One of the virtues of this essay is that it unifies central doctrines of the Treatise with those of the Enquiry concerning Human Understanding, especially the idea that Hume's skepticism in the Treatise is of a piece with the "mitigated scepticism" Hume advocates in the Enquiry. This theme is also developed for a more general audience in "Hume's An Enquiry concerning Human Understanding," where Stroud argues that the Enquiry, especially its first and final sections, "explain better than before the distinctive character and importance of 'scepticism' as Hume understands it" (4). As he sees Hume's skepticism, it is not merely an academic doctrine, but something much closer to the ancient view, where skepticism was a way of living. It is a full appreciation of "the real power of nature and instinct over reason" and the need for "accurate and just reasoning," which, when followed correctly, can overcome dogmatism and prejudice and "lead to a less disturbed, more fully satisfying, and more balanced way of life" (116).

Conclusion

Stroud is keenly aware of how deep the "traditional metaphysical dichotomy" that is our heritage from Descartes runs. Although he believes that we can't get a satisfactory understanding of ourselves that way, he also thinks "we can expect that some form of the view will always be with us" (102). Does this mean that our "metaphysical dissatisfaction" is doomed to be permanent? Is it an inextricable part of the human condition? Are we incapable of abandoning our Cartesian heritage, even when Stroud shows us just how flawed it is?

Stroud's expressions of pessimism are sometimes tempered with an optimistic note that from time to time helps dispel the clouds of "metaphysical dissatisfaction." When he is encouraged by his extensions and applications of the insights of Wittgenstein and Davidson, he suggests that this work

perhaps promises eventually to overcome the almost irresistible idea of a completely global independence of all thought and perception from whatever world there might happen to be that either does or does not match up to those thoughts and perceptions. (27-28)

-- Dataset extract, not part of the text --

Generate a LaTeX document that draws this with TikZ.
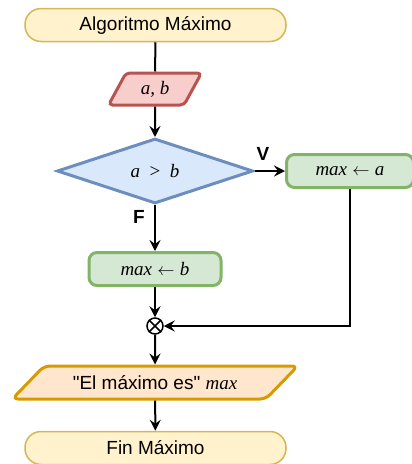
\documentclass[tikz,border=0pt]{standalone}
\usepackage{fontspec}
\setmainfont{Liberation Sans}[Ligatures=TeXOff]
\newfontfamily\serifvar{Liberation Serif}
\usepackage{tikz}
\usetikzlibrary{arrows.meta,shapes.geometric,positioning,calc}

\definecolor{termfill}{HTML}{FFF2CC}
\definecolor{termline}{HTML}{D6B656}
\definecolor{iofill}{HTML}{F8CECC}
\definecolor{ioline}{HTML}{B85450}
\definecolor{condfill}{HTML}{DAE8FC}
\definecolor{condline}{HTML}{6C8EBF}
\definecolor{procfill}{HTML}{D5E8D4}
\definecolor{procline}{HTML}{82B366}
\definecolor{outfill}{HTML}{FFE6CC}
\definecolor{outline}{HTML}{D79B00}

\newcommand{\vname}[1]{{\serifvar\itshape #1}}

\tikzset{
  terminal/.style={draw=termline, fill=termfill, line width=1.5pt, rounded corners=16pt,
                   minimum width=261pt, minimum height=33pt, inner sep=0pt},
  process/.style={draw=procline, fill=procfill, line width=3pt, rounded corners=8pt,
                  minimum height=33pt, inner sep=0pt},
  flow/.style={line width=2pt},
  flowarrow/.style={line width=2pt, -{Stealth[length=11pt,width=11pt,inset=4pt]}}
}

\begin{document}
\begin{tikzpicture}[x=1pt,y=-1pt,font=\fontsize{19}{22}\selectfont]
  \useasboundingbox (0,0) rectangle (412,464);

  \node[terminal] (start) at (155.5,25) {Algoritmo Máximo};
  \node[trapezium, trapezium left angle=62, trapezium right angle=118, trapezium stretches=true,
        draw=ioline, fill=iofill, line width=3pt, rounded corners=4pt,
        minimum width=93pt, minimum height=32pt, inner sep=0pt] (input) at (155,89) {\vname{a, b}};
  \node[diamond, draw=condline, fill=condfill, line width=3pt,
        minimum width=196pt, minimum height=65pt, inner sep=0pt] (cond) at (155,171)
        {\serifvar\itshape a\enspace\upshape>\enspace\itshape b};
  \node[process, minimum width=127pt] (maxa) at (350,171) {\vname{max} $\leftarrow$ \vname{a}};
  \node[process, minimum width=132pt] (maxb) at (155,269) {\vname{max} $\leftarrow$ \vname{b}};
  \node[circle, draw, line width=1.5pt, minimum size=16pt, inner sep=0pt] (join) at (155,326) {};
  \draw[line width=1.5pt] (join.45) -- (join.225) (join.135) -- (join.315);
  \node[trapezium, trapezium left angle=31, trapezium right angle=149, trapezium stretches=true,
        draw=outline, fill=outfill, line width=3pt, rounded corners=6pt,
        minimum width=286pt, minimum height=33pt, inner sep=0pt] (output) at (155,382.5)
        {"El máximo es" \vname{max}};
  \node[terminal] (finish) at (155.5,448) {Fin Máximo};

  \draw[flow] (start) -- (input);
  \draw[flowarrow] (input) -- (cond);
  \draw[flowarrow] (cond.east) -- node[pos=0.28, anchor=south, yshift=6pt] {\textbf{V}} (maxa.west);
  \draw[flowarrow] (cond.south) -- node[pos=0.27, anchor=east, xshift=-6pt] {\textbf{F}} (maxb.north);
  \draw[flowarrow] (maxb) -- (join);
  \draw[flowarrow] (maxa.south) |- (join.east);
  \draw[flowarrow] (join) -- (output);
  \draw[flowarrow] (output) -- (finish);
\end{tikzpicture}
\end{document}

He adds, "To get beyond that . . . conception altogether would be a formidable advance in human understanding" (28). Unfortunately Stroud offers us no account of what would replace the bipartite conception of 'subjectivity' and 'objectivity' in a post-Cartesian world. Some problems that are a direct consequence of Descartes' legacy -- the problem of the external world, perhaps -- might disappear altogether. Others might be transmuted into radically different forms. But in any case we would still have with us the problem of understanding ourselves and our relation to the world in a distinctively philosophical way. As a guide to that form of understanding, and the difficulties involved in trying to achieve it, Stroud is without peer.